Bitcoin prices have dropped sharply in 2022, trending lower, declining about $30,000 or 65% since the beginning of the year (see chart below). The decline in the value of the digital currency is likely because of several factors. Rising interest rates, the rise in the value of the U.S. dollar as well as the sharp drop in riskier assets are a few. Altcoins like Ether and Litcoin have outperformed Bitcoin in 2022 (see chart below). Still, despite the underperformance of Bitcoin, investors remain optimistic that the fundamentals associated with digital currencies and blockchain will continue to buoy the most liquid cryptocurrency.

What are Bitcoin and Altcoins?

Bitcoin is the most liquid cryptocurrency worldwide. It's a payment mechanism that uses a decentralized means to create coins. Unlike a central bank printing currency to support a country, Bitcoin is created when a transaction is verified. Each time a new transaction occurs, a Bitcoin miner verifies the transaction on the bitcoin blockchain and receives Bitcoin for verification. A central bank does not control coins.
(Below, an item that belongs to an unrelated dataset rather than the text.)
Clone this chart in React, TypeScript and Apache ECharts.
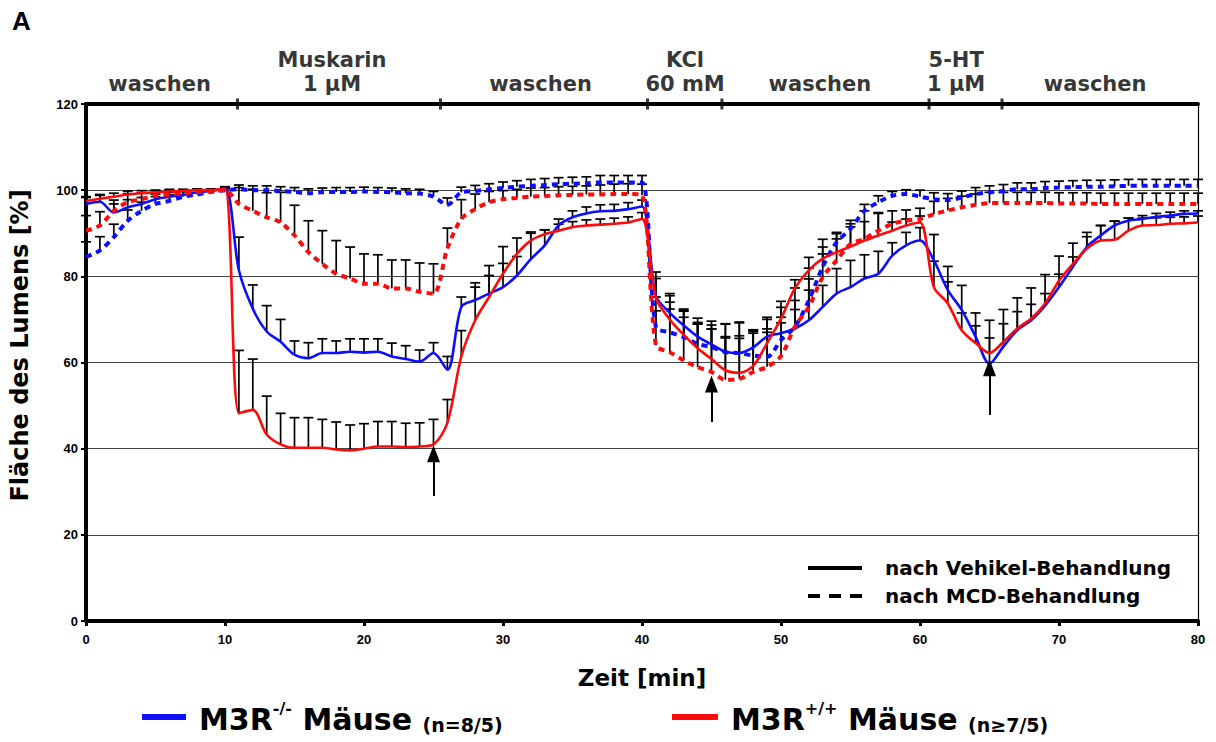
import React, { useEffect, useRef } from "react";
import * as echarts from "echarts";

const FONT = '"Liberation Sans", Arial, sans-serif';
const WIDE = '"DejaVu Sans", "Liberation Sans", sans-serif';
const BLUE = "#0d0dff";
const RED = "#ff0a0a";

// time points (min)
const minutes: number[] = Array.from({ length: 81 }, (_, i) => i);

// M3R-/- , vehicle (blue solid)
const blueVehikel = [96.8, 97.3, 94.8, 96, 96.8, 97.9, 98.5, 98.9, 99.5, 99.8, 100.5,
  81.4, 72.5, 67.2, 64.8, 61.8, 61, 62.2, 62.2, 62.5, 62.3, 62.5, 61.4, 60.8, 60.2, 62.2, 58.3,
  72.9, 74.5, 76, 77.5, 80.2, 84, 87.2, 91.8, 93.7, 94.6, 95.1, 95.2, 95.6, 96.2,
  75.5, 71.5, 68.6, 66, 64.2, 62.5, 62.2, 63.5, 66, 66.8, 67.9, 69.8, 72.9, 76, 77.5, 79.5, 80.6, 84.8, 87.2, 88.3,
  83.7, 76.8, 72.2, 66, 59.7, 63.7, 67.5, 69.8, 73.2, 77.5, 82.2, 86.8, 89.5, 91.8, 92.9, 93.3, 93.8, 94.1, 94.5, 94.6];
const blueVehikelSem = [1.5, 1.5, 2, 1.8, 1.5, 1.2, 1, 0.8, 0.6, 0.5, 0.3,
  7.7, 5.5, 6, 5.2, 3.2, 3.6, 3.3, 2.8, 3, 3.2, 3, 3.1, 3.1, 2.7, 2.4, 3.1,
  2.3, 4, 4.2, 5.5, 4.4, 6, 3.6, 1.5, 1.5, 1.5, 1.5, 1.5, 1.5, 1.5,
  4, 4, 3.5, 3, 4.5, 6.5, 7.2, 4, 4, 6, 6.5, 7, 5, 5.8, 6.2, 5.5, 5.2, 3, 3, 3,
  6, 5.5, 5.7, 5.5, 6, 5.3, 4.3, 3.7, 2.8, 3, 2.3, 2.4, 2.3, 1, 0.6, 0.8, 0.8, 0.8, 0.7, 0.6];

// M3R-/- , MCD (blue dashed)
const blueMCD = [84.5, 86, 89.1, 92.9, 95.2, 96.8, 97.5, 98.5, 99, 99.6, 100,
  100.2, 100, 100, 99.8, 99.6, 99.3, 99.5, 99.6, 99.6, 99.7, 99.6, 99.5, 99.3, 99.2, 98.5, 96.6,
  99.5, 99.8, 100.2, 100.5, 100.8, 101, 101.2, 101.4, 101.5, 101.6, 101.8, 101.8, 101.8, 101.8,
  68.2, 67, 65.9, 64.3, 63.6, 62.4, 62.2, 61.6, 61.3, 65.2, 68.3, 74.4, 82.2, 87.9, 91, 95.2, 97.2, 98.7, 99.1, 98.5,
  97.9, 97.7, 98.3, 99.1, 99.5, 99.8, 100.2, 100.2, 100.5, 100.6, 100.7, 100.8, 100.8, 100.9, 101, 101, 101, 101, 101, 101];
const blueMCDSem = [3.5, 3.2, 3, 2.5, 2, 1.7, 1.4, 1.2, 1, 0.7, 0.5,
  1, 1, 1, 1, 1, 1, 1, 1, 1, 1, 1, 1, 1, 1, 1.2, 1.6,
  1.2, 1.3, 1.3, 1.4, 1.4, 1.5, 1.5, 1.5, 1.5, 1.5, 1.6, 1.6, 1.6, 1.6,
  7, 7, 6, 6, 6, 6.5, 7, 6, 6.5, 4, 4, 5, 3, 2, 2, 1.5, 1.5, 1, 1, 1.5,
  1.5, 1.5, 1.5, 1.5, 1.5, 1.5, 1.5, 1.5, 1.5, 1.5, 1.5, 1.5, 1.5, 1.5, 1.5, 1.5, 1.5, 1.5, 1.5, 1.5];

// M3R+/+ , vehicle (red solid)
const redVehikel = [97.5, 98, 98.5, 99, 99.3, 99.5, 99.7, 99.8, 100, 100, 100.3,
  48.2, 49, 43.3, 41, 40.2, 40.2, 40.2, 39.8, 39.6, 40, 40.5, 40.5, 40.4, 40.5, 41, 46,
  61.4, 69.8, 75.2, 80.6, 85.2, 88.3, 89.8, 90.6, 91.4, 91.8, 92, 92.2, 92.5, 93.3,
  75, 70, 66.4, 63.3, 60.8, 58.2, 57.6, 59.2, 64.5, 70.2, 77.2, 81.4, 84.1, 85.6, 86.9, 88.3, 89.5, 90.6, 91.8, 92.5,
  77.5, 73.7, 67.5, 64.5, 62.2, 64.8, 67.9, 70.2, 73.7, 79, 82.9, 86.4, 88.3, 88.5, 90.6, 91.8, 91.9, 92.2, 92.3, 92.5];
const redVehikelSem = [1, 1, 0.8, 0.8, 0.6, 0.5, 0.5, 0.4, 0.3, 0.3, 0.3,
  14.6, 11.8, 8.9, 7.2, 7, 7, 6.6, 6.4, 5.9, 5.8, 5.8, 5.8, 5.5, 5.5, 5.8, 5.4,
  6, 7.7, 7.3, 6.3, 3.7, 2, 1, 1.5, 1.3, 1.3, 1.3, 1.3, 1.3, 1.5,
  6, 6, 6, 6, 7, 7.5, 8, 8, 6, 4, 2, 3, 4.5, 4.6, 5.3, 6.9, 5.3, 2, 1.5, 1.5,
  6, 5, 4, 4, 7.6, 7.5, 7.1, 7.1, 6.7, 5.7, 4.8, 3.8, 3.5, 4.3, 2.9, 1.7, 1.7, 1.5, 1.5, 1.5];

// M3R+/+ , MCD (red dashed)
const redMCD = [90.6, 91.8, 95.2, 97.2, 97.9, 98.7, 99, 99.3, 99.6, 99.8, 100,
  96.8, 95.2, 93.7, 92.5, 89.5, 85.6, 82.9, 80.6, 79.5, 78.3, 78.3, 77.2, 77.2, 76.4, 76, 86.5,
  93.3, 95.6, 97.2, 97.9, 98.2, 98.5, 98.6, 98.8, 98.9, 99, 99, 99.1, 99.1, 98.8,
  64, 62.4, 60.5, 58.9, 57.8, 56, 56.2, 57.8, 59, 61.5, 68.3, 72.9, 79.8, 83.7, 87.5, 88.7, 90.6, 92.2, 92.9, 93.3,
  94.4, 95.3, 96, 96.6, 97, 97, 97, 97, 97, 96.9, 96.9, 96.9, 96.8, 96.8, 96.8, 96.8, 96.8, 96.8, 96.8, 96.8];
const redMCDSem = [3.5, 3.2, 2.5, 2, 1.5, 1.2, 1, 0.8, 0.6, 0.4, 0.3,
  3.8, 5, 5.7, 7, 7, 7.3, 7.7, 7.7, 7.3, 6.9, 6.7, 6.6, 6.6, 6.7, 6.9, 4.7,
  4.5, 3.5, 2.5, 2, 2, 2, 2, 2, 2, 2, 2.2, 2.3, 2.4, 2.6,
  8, 10, 10, 10, 10, 10, 10, 9, 8, 9, 9, 9, 7, 5, 4, 4, 4, 3, 2.5, 2.5,
  3, 2.8, 2.6, 2.5, 2.5, 2.5, 2.5, 2.5, 2.5, 2.5, 2.5, 2.5, 2.5, 2.5, 2.5, 2.5, 2.5, 2.5, 2.5, 2.5];

// protocol annotations along the top
const phaseLabels = ["waschen", "Muskarin\n1 µM", "waschen", "KCl\n60 mM", "waschen", "5-HT\n1 µM", "waschen"];
const phaseCenters = [5.3, 17.7, 32.7, 43.1, 52.8, 62.6, 72.6];
const phaseTicks = [10.9, 25.5, 40.4, 45.75, 60.65, 65.9];

// arrows (x, from y, to y)
const arrowX = [25, 45, 65];
const arrowFrom = [29, 46.2, 47.8];
const arrowTo = [38.8, 55, 58.8];

const xTicks = [0, 10, 20, 30, 40, 50, 60, 70, 80];
const yTicks = [0, 20, 40, 60, 80, 100, 120];

const pair = (ys: number[]) => minutes.map((m, i) => [m, ys[i]]);

const DASH_ICON = "path://M0,0h12v4h-12z M21,0h12v4h-12z M42,0h12v4h-12z";

export default function App() {
  const ref = useRef<HTMLDivElement>(null);
  useEffect(() => {
    if (!ref.current) return;
    const chart = echarts.init(ref.current, null, { renderer: "svg" });

    const errData: number[][] = [];
    [[blueVehikel, blueVehikelSem], [blueMCD, blueMCDSem], [redVehikel, redVehikelSem], [redMCD, redMCDSem]].forEach(([m, s]) => {
      minutes.forEach((t, i) => errData.push([t, m[i], s[i]]));
    });

    const lineSeries = (name: string, data: number[], color: string, dashed: boolean) => ({
      type: "line",
      name,
      data: pair(data),
      smooth: 0.3,
      symbol: "none",
      z: 3,
      lineStyle: dashed ? { color, width: 4, type: [6, 5] } : { color, width: 2.6 },
      itemStyle: { color },
    });

    const legendRich = {
      a: { fontSize: 30, fontWeight: "bold", fontFamily: WIDE, color: "#000", lineHeight: 34, verticalAlign: "bottom" },
      sup: { fontSize: 16, fontWeight: "bold", fontFamily: WIDE, color: "#000", verticalAlign: "top", lineHeight: 34 },
      n: { fontSize: 19, fontWeight: "bold", fontFamily: WIDE, color: "#000", verticalAlign: "bottom", lineHeight: 30 },
    };

    chart.setOption({
      animation: false,
      backgroundColor: "#ffffff",
      grid: { left: 86, right: 18, top: 104, bottom: 121, containLabel: false },
      graphic: [
        { type: "text", left: 12, top: 8, style: { text: "A", fontSize: 26, fontWeight: "bold", fontFamily: FONT, fill: "#000" } },
      ],
      xAxis: [
        {
          type: "value", min: 0, max: 80, interval: 10, position: "bottom",
          name: "Zeit [min]", nameLocation: "middle", nameGap: 45,
          nameTextStyle: { fontSize: 23, fontWeight: "bold", fontFamily: WIDE, color: "#000" },
          axisLine: { show: true, onZero: false, lineStyle: { color: "#000", width: 4 } },
          axisTick: { show: true, length: 5, lineStyle: { color: "#000", width: 3 } },
          axisLabel: { fontSize: 13, fontWeight: "bold", fontFamily: FONT, color: "#000", margin: 12, formatter: (v: number) => (xTicks.includes(v) ? String(v) : "") },
          splitLine: { show: false },
        },
        {
          type: "value", min: 0, max: 80, position: "top",
          axisLine: { show: true, onZero: false, lineStyle: { color: "#000", width: 4 } },
          axisTick: { show: false }, axisLabel: { show: false }, splitLine: { show: false },
        },
      ],
      yAxis: [
        {
          type: "value", min: 0, max: 120, interval: 20,
          name: "Fläche des Lumens [%]", nameLocation: "middle", nameGap: 54,
          nameTextStyle: { fontSize: 24, fontWeight: "bold", fontFamily: WIDE, color: "#000", padding: [0, 0, 0, 34] },
          axisLine: { show: true, onZero: false, lineStyle: { color: "#000", width: 4 } },
          axisTick: { show: true, length: 5, lineStyle: { color: "#000", width: 2 } },
          axisLabel: { fontSize: 13, fontWeight: "bold", fontFamily: FONT, color: "#000", margin: 8, formatter: (v: number) => (yTicks.includes(v) ? String(v) : "") },
          splitLine: { show: true, lineStyle: { color: "#444", width: 1 } },
        },
        {
          type: "value", min: 0, max: 120, interval: 20, position: "right",
          axisLine: { show: true, onZero: false, lineStyle: { color: "#000", width: 1.2 } },
          axisTick: { show: false }, axisLabel: { show: false }, splitLine: { show: false },
        },
      ],
      legend: [
        {
          orient: "vertical", left: 808, top: 556, padding: 0, itemGap: 4, itemWidth: 54, itemHeight: 4,
          data: [
            { name: "nach Vehikel-Behandlung", icon: "rect" },
            { name: "nach MCD-Behandlung", icon: DASH_ICON },
          ],
          textStyle: { fontSize: 20, fontWeight: "bold", fontFamily: WIDE, color: "#000", padding: [0, 0, 0, 18], lineHeight: 24 },
          selectedMode: false,
        },
        {
          left: 142, top: 700, padding: 0, itemWidth: 44, itemHeight: 6, icon: "rect",
          data: ["M3R-/-"], selectedMode: false,
          formatter: () => "{a|M3R}{sup|-/-}{a| Mäuse }{n|(n=8/5)}",
          textStyle: { rich: legendRich, padding: [0, 0, 0, 8] },
        },
        {
          left: 672, top: 700, padding: 0, itemWidth: 46, itemHeight: 6, icon: "rect",
          data: ["M3R+/+"], selectedMode: false,
          formatter: () => "{a|M3R}{sup|+/+}{a| Mäuse }{n|(n≥7/5)}",
          textStyle: { rich: legendRich, padding: [0, 0, 0, 8] },
        },
      ],
      series: [
        {
          type: "custom",
          name: "errors",
          z: 2,
          silent: true,
          encode: { x: 0, y: 1 },
          data: errData,
          renderItem: (params: any, api: any) => {
            const x = api.value(0), y = api.value(1), e = api.value(2);
            const p0 = api.coord([x, y]);
            const p1 = api.coord([x, y + e]);
            const st = { stroke: "#000", lineWidth: 1.7 };
            return {
              type: "group",
              children: [
                { type: "line", shape: { x1: p0[0], y1: p0[1], x2: p1[0], y2: p1[1] }, style: st },
                { type: "line", shape: { x1: p1[0] - 5, y1: p1[1], x2: p1[0] + 5, y2: p1[1] }, style: st },
              ],
            };
          },
        },
        lineSeries("bv", blueVehikel, BLUE, false),
        lineSeries("bm", blueMCD, BLUE, true),
        lineSeries("rv", redVehikel, RED, false),
        lineSeries("rm", redMCD, RED, true),
        {
          type: "scatter", name: "phaseTicks", silent: true, clip: false, z: 5,
          symbol: "rect", symbolSize: [3, 11], itemStyle: { color: "#000" },
          data: phaseTicks.map((x) => [x, 120]),
        },
        {
          type: "scatter", name: "phaseLabels", silent: true, clip: false, z: 5,
          symbolSize: 0,
          data: phaseCenters.map((x, i) => ({ value: [x, 120], name: phaseLabels[i] })),
          label: {
            show: true, position: "top", distance: 8, formatter: (p: any) => p.name,
            fontSize: 21, fontWeight: "bold", fontFamily: WIDE, color: "#000", lineHeight: 24, align: "center",
          },
        },
        {
          type: "line", name: "arrows", data: [], silent: true,
          markLine: {
            silent: true, symbol: ["none", "triangle"], symbolSize: [13, 17], animation: false,
            label: { show: false },
            lineStyle: { color: "#000", width: 2, type: "solid" },
            data: arrowX.map((x, i) => [{ coord: [x, arrowFrom[i]] }, { coord: [x, arrowTo[i]] }]),
          },
        },
        { type: "line", name: "nach Vehikel-Behandlung", data: [], symbol: "none", lineStyle: { color: "#000", width: 3 }, itemStyle: { color: "#000" } },
        { type: "line", name: "nach MCD-Behandlung", data: [], symbol: "none", lineStyle: { color: "#000", width: 3, type: [9, 8] }, itemStyle: { color: "#000" } },
        { type: "line", name: "M3R-/-", data: [], symbol: "none", lineStyle: { color: BLUE, width: 6 }, itemStyle: { color: BLUE } },
        { type: "line", name: "M3R+/+", data: [], symbol: "none", lineStyle: { color: RED, width: 6 }, itemStyle: { color: RED } },
      ],
    });
    return () => chart.dispose();
  }, []);
  return <div ref={ref} style={{ position: "fixed", left: 0, top: 0, width: 1216, height: 742, background: "#fff" }} />;
}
When a country wants to increase exports, it cannot decrease the value of Bitcoin to make the goods and services produced in their country less expensive and more attractive to consumers abroad.

Altcoins are usually defined as cryptocurrencies other than Bitcoin. Some altcoins use a validation method similar to Bitcoin called proof of work. The alternative is called proof of stake. The proof of work concept that started with Bitcoin is a process in which a complex algorithm is solved to generate a verification of a transaction. The problem generally requires a significant amount of electricity and computer power. The proof of work process is a decentralized consensus mechanism used to validate a transaction and mine new cryptocurrency coins.

An alternative to proof of work is proof of stake, which is used in several altcoin environments. Proof of stake can also be used for blockchain cryptocurrencies and is a consensus mechanism for validating transactions. Instead of having to solve a complex transaction, the validator needs to be able to show they own a certain amount of cryptocurrency. The verification is based on several staked coins allowing the holder of those coins to be a verifier or miner of new coins.

Both Bitcoin and Altcoins can be used as a store of value. They are considered by some an asset and can also be used as a payment mechanism. Some altcoins, such as Ether, are used to pay for projects created on the Ethereum platform.

How Has Bitcoin Perform Relative to Altcoins

2002 has been a rough year for Bitcoin. The exchange rate relative to the U.S. dollar tumbled from about 46,200 to nearly 16,000, a drop of 65% (see chart). Altcoins have also not faired well. They have also declined, but their decrease has not been as significant. Ether fell from nearly 3,600 to approximately 1,200 (see chart).

To determine how altcoins performed relative to Bitcoin, you can generate a chart of the ratio of Bitcoin to different altcoins. For example, the chart BTC/LTC shows you how the ratio between Bitcoin and Litecoin performed over time. The change in the ratio over the year showed some volatility, but the change has been relatively tame, meaning that both cryptocurrencies have declined more than 60% slightly over 2022. In May, the relative outperformance of Bitcoin over Litecoin hit a high.

The Decline in Riskier Assets

Bitcoin prices can be considered a representation of the risk-on trade. Generally, volatile products will attract investments when interest rates are moving lower, and investors are willing to move out on the risk spectrum, looking for higher returns. Like stock prices, Bitcoin prices rose as the Fed continued cutting interest rates. When the Fed turned hawkish and drove up interest rates, the tide turned to put downward pressure on Bitcoin prices. As investors started to price more interest rate hikes, investors also became concerned that economic growth would begin to stagnate.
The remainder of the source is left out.